In this lab, you and an assigned partner will continue working with the election data from lab 1.
For each of the following, just turn in your SQL statements.
Create your own copies of the sos's counties
and us_senate_results
tables using the following two commands:
create table counties as select * from sos.counties; create table us_senate_results as select * from sos.us_senate_results;
Now give the appropriate ALTER TABLE statements to add primary key and foreign key constraints such that every county_id
that appears in a row of us_senate_results
must also appear in a row of counties
. Beyond ensuring referential integrity, this may improve the efficiency of joining the two tables. (Think about why.)
Create a view called us_senate_results_by_county
that is based on the above two tables and provides the total votes for each candidate in each county. The heading of this view and a sample row follow:
+ ---------------- + ------------------- + ---------- + | county_name | candidate_name | votes | + ---------------- + ------------------- + ---------- + | Aitkin | AL FRANKEN | 3788 |
As a further test that you've correctly created the view, the following query ought to show you the counties that Al Franken lost, as well as to whom he lost them. You ought to see that all his losses were in outstate counties and that the winner in those counties was always Mike McFadden.

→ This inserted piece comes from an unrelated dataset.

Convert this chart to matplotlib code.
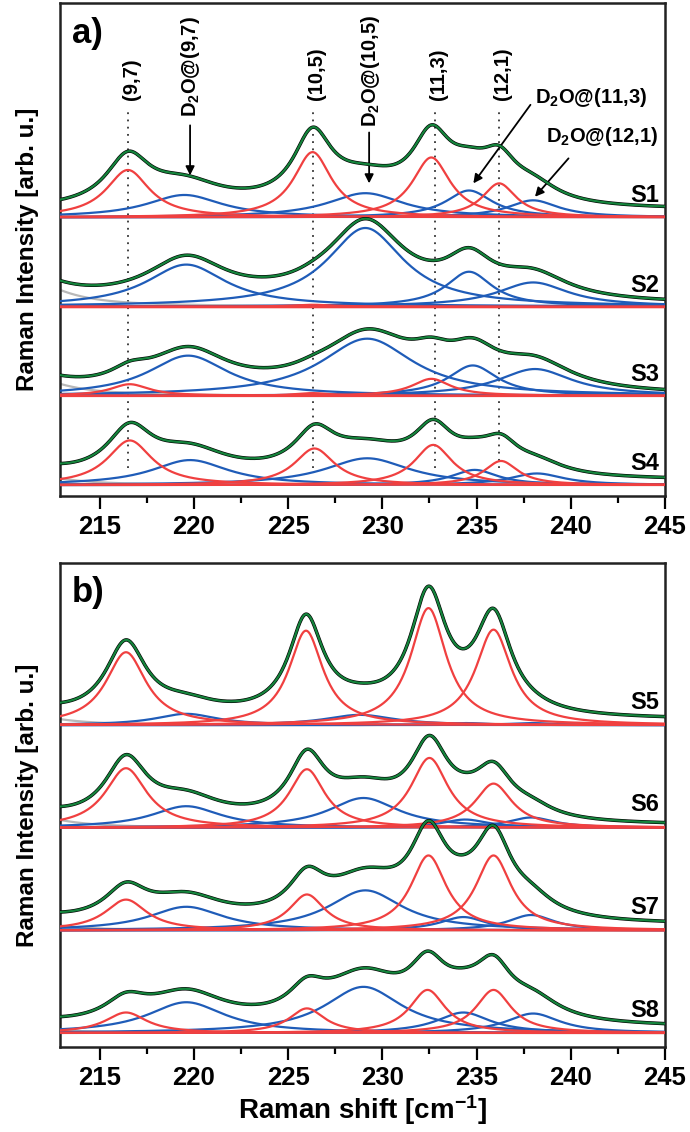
import numpy as np
import matplotlib
matplotlib.use('Agg')
import matplotlib.pyplot as plt
from matplotlib.ticker import MultipleLocator

plt.rcParams['font.family'] = ['Liberation Sans', 'DejaVu Sans']
plt.rcParams['font.weight'] = 'bold'
plt.rcParams['mathtext.fontset'] = 'custom'
plt.rcParams['mathtext.rm'] = 'Liberation Sans:bold'
plt.rcParams['mathtext.bf'] = 'Liberation Sans:bold'
plt.rcParams['mathtext.it'] = 'Liberation Sans:bold'
plt.rcParams['mathtext.default'] = 'bf'

# --- data -------------------------------------------------------------
labels_a = ['S1', 'S2', 'S3', 'S4']
labels_b = ['S5', 'S6', 'S7', 'S8']

# empty tubes (9,7) (10,5) (11,3) (12,1): centre, height, FWHM
red_pos_a = [[216.5, 226.3, 232.6, 236.2], [216.6, 226.3, 232.6, 236.2],
             [216.6, 226.3, 232.6, 236.2], [216.6, 226.4, 232.7, 236.3]]
red_amp_a = [[0.53, 0.73, 0.67, 0.38], [0.0, 0.02, 0.0, 0.0],
             [0.13, 0.03, 0.19, 0.0], [0.50, 0.41, 0.45, 0.27]]
red_fwhm_a = [[2.8, 2.45, 2.45, 2.2], [2.6, 2.4, 2.4, 2.2],
              [2.5, 2.4, 2.5, 2.2], [2.9, 2.6, 2.45, 2.2]]

# D2O filled tubes
blue_pos_a = [[219.5, 229.1, 234.6, 238.0], [219.6, 229.1, 234.6, 238.0],
              [219.7, 229.2, 234.8, 238.1], [219.8, 229.2, 234.9, 238.2]]
blue_amp_a = [[0.25, 0.27, 0.30, 0.19], [0.47, 0.88, 0.39, 0.27],
              [0.45, 0.64, 0.34, 0.30], [0.28, 0.30, 0.17, 0.13]]
blue_fwhm_a = [[4.9, 4.9, 3.0, 3.3], [5.15, 4.95, 3.0, 4.6],
               [5.2, 6.0, 3.2, 4.8], [5.0, 5.5, 3.0, 3.5]]
bg_amp_a = [0.0, 0.32, 0.23, 0.13]
offset_a = [0.08, 0.02, 0.0, 0.05]

red_pos_b = [[216.4, 225.95, 232.45, 235.9], [216.4, 226.0, 232.5, 235.9],
             [216.4, 226.0, 232.45, 235.9], [216.4, 226.0, 232.4, 235.9]]
red_amp_b = [[0.71, 0.92, 1.14, 0.93], [0.58, 0.57, 0.68, 0.43],
             [0.30, 0.35, 0.73, 0.73], [0.20, 0.24, 0.42, 0.42]]
red_fwhm_b = [[2.6, 2.2, 2.3, 2.3], [2.7, 2.3, 2.4, 2.4],
              [2.7, 2.3, 2.3, 2.3], [2.7, 2.3, 2.3, 2.3]]
blue_pos_b = [[219.6, 228.8, 234.4, 237.9], [219.6, 229.0, 234.4, 237.9],
              [219.6, 229.1, 234.3, 237.9], [219.6, 229.0, 234.3, 238.0]]
blue_amp_b = [[0.11, 0.10, 0.02, 0.02], [0.21, 0.29, 0.08, 0.10],
              [0.23, 0.39, 0.13, 0.15], [0.30, 0.45, 0.20, 0.19]]
blue_fwhm_b = [[4.0, 4.5, 3.0, 3.0], [4.5, 4.5, 3.0, 3.0],
               [4.8, 4.8, 3.0, 3.0], [5.0, 5.0, 3.5, 3.5]]
bg_amp_b = [0.10, 0.13, 0.08, 0.05]
offset_b = [0.05, 0.02, 0.05, 0.05]

# background component (grey), centred left of the window
bg_pos = 211.0
bg_fwhm = 4.5

rbm_lines = [216.5, 226.3, 232.8, 236.2]
chir_labels = ['(9,7)', '(10,5)', '(11,3)', '(12,1)']

RED = '#f04040'
BLUE = '#1f5cb8'
GREEN = '#15843c'
GREY = '#b8b8b8'

x = np.linspace(212.9, 245, 700)


def lorentz(x, x0, a, fwhm):
    return a / (1 + ((x - x0) / (fwhm / 2)) ** 2)


def draw_panel(ax, labels, rpos, ramp, rfw, bpos, bamp, bfw, bga, offs):
    n = len(labels)
    for i, lab in enumerate(labels):
        base = n - 1 - i
        bg = lorentz(x, bg_pos, bga[i], bg_fwhm)
        reds = [lorentz(x, p, a, w) for p, a, w in zip(rpos[i], ramp[i], rfw[i])]
        blues = [lorentz(x, p, a, w) for p, a, w in zip(bpos[i], bamp[i], bfw[i])]
        total = bg + sum(reds) + sum(blues) + offs[i]

        ax.plot(x, base + bg, color=GREY, lw=1.6, zorder=2)
        for b in blues:
            ax.plot(x, base + b, color=BLUE, lw=1.6, zorder=3)
        for r in reds:
            ax.plot(x, base + r, color=RED, lw=1.6, zorder=4)
        ax.plot(x, base + total, color='black', lw=2.5, zorder=5)
        ax.plot(x, base + total, color=GREEN, lw=1.6, zorder=6)
        ax.text(244.7, base + 0.11, lab, ha='right', va='bottom',
                fontsize=17, fontweight='bold', zorder=7)

    ax.set_xlim(212.9, 245)
    ax.set_yticks([])
    ax.xaxis.set_major_locator(MultipleLocator(5))
    ax.xaxis.set_minor_locator(MultipleLocator(2.5))
    ax.tick_params(axis='x', which='major', direction='out', length=9,
                   width=1.6, labelsize=18.5, pad=5)
    ax.tick_params(axis='x', which='minor', direction='out', length=5, width=1.6)
    for s in ax.spines.values():
        s.set_linewidth(1.8)
        s.set_color('#222222')
    ax.set_ylabel('Raman Intensity [arb. u.]', fontsize=17.5, fontweight='bold')
    ax.yaxis.set_label_coords(-0.035, 0.5)


fig = plt.figure(figsize=(6.9, 11.32), dpi=100)
ax1 = fig.add_axes([0.087, 0.5618, 0.8768, 0.4355])
ax2 = fig.add_axes([0.087, 0.0751, 0.8768, 0.4276])

draw_panel(ax1, labels_a, red_pos_a, red_amp_a, red_fwhm_a,
           blue_pos_a, blue_amp_a, blue_fwhm_a, bg_amp_a, offset_a)
draw_panel(ax2, labels_b, red_pos_b, red_amp_b, red_fwhm_b,
           blue_pos_b, blue_amp_b, blue_fwhm_b, bg_amp_b, offset_b)

ax1.set_ylim(-0.123, 5.40)
ax2.set_ylim(-0.136, 4.58)

# panel a annotations
ax1.vlines(rbm_lines, 0.19, 4.22, colors='#333333', lw=1.3,
           linestyles=(0, (1, 3)), zorder=1)
for xp, t in zip(rbm_lines, chir_labels):
    ax1.text(xp + 0.2, 4.31, t, rotation=90, ha='center', va='bottom',
             fontsize=14.5, fontweight='bold')

arrow = dict(arrowstyle='-|>', color='black', lw=1.3, mutation_scale=13,
             shrinkA=0, shrinkB=0)
ax1.text(219.8, 4.12, 'D$_2$O@(9,7)', rotation=90, ha='center', va='bottom',
         fontsize=14.5)
ax1.annotate('', xy=(219.8, 3.47), xytext=(219.8, 4.03), arrowprops=arrow)
ax1.text(229.35, 4.01, 'D$_2$O@(10,5)', rotation=90, ha='center', va='bottom',
         fontsize=14.5)
ax1.annotate('', xy=(229.3, 3.38), xytext=(229.3, 3.95), arrowprops=arrow)
ax1.text(238.1, 4.34, 'D$_2$O@(11,3)', ha='left', va='center', fontsize=14.5)
ax1.annotate('', xy=(234.83, 3.38), xytext=(237.86, 4.26), arrowprops=arrow)
ax1.text(238.66, 3.90, 'D$_2$O@(12,1)', ha='left', va='center', fontsize=14.5)
ax1.annotate('', xy=(238.1, 3.23), xytext=(239.88, 3.66), arrowprops=arrow)

ax1.text(0.02, 0.972, 'a)', transform=ax1.transAxes, ha='left', va='top',
         fontsize=25, fontweight='bold')
ax2.text(0.02, 0.972, 'b)', transform=ax2.transAxes, ha='left', va='top',
         fontsize=25, fontweight='bold')

ax2.set_xlabel('Raman shift [cm$^{-1}$]', fontsize=20, fontweight='bold',
               labelpad=2)

fig.savefig('out.png', dpi=100)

select t2.county_name, t2.candidate_name from us_senate_results_by_county t1, us_senate_results_by_county t2 where t1.county_name = t2.county_name and t2.votes > t1.votes and t1.candidate_name = 'AL FRANKEN';
Create an index on your copy of the us_senate_results
table that could be used to speed up queries that refer to a specific candidate name, such as the following example:
select count(*) from us_senate_results where candidate_name = 'AL FRANKEN';Check the durations that MySQL Workbench reports for each of several repetitions of this query before and after creating the index. Does it appear that the index did speed up the query? If so, looking at the duration reported for creating the index, can you estimate how many queries like this one would be needed to repay the time invested in creating the index?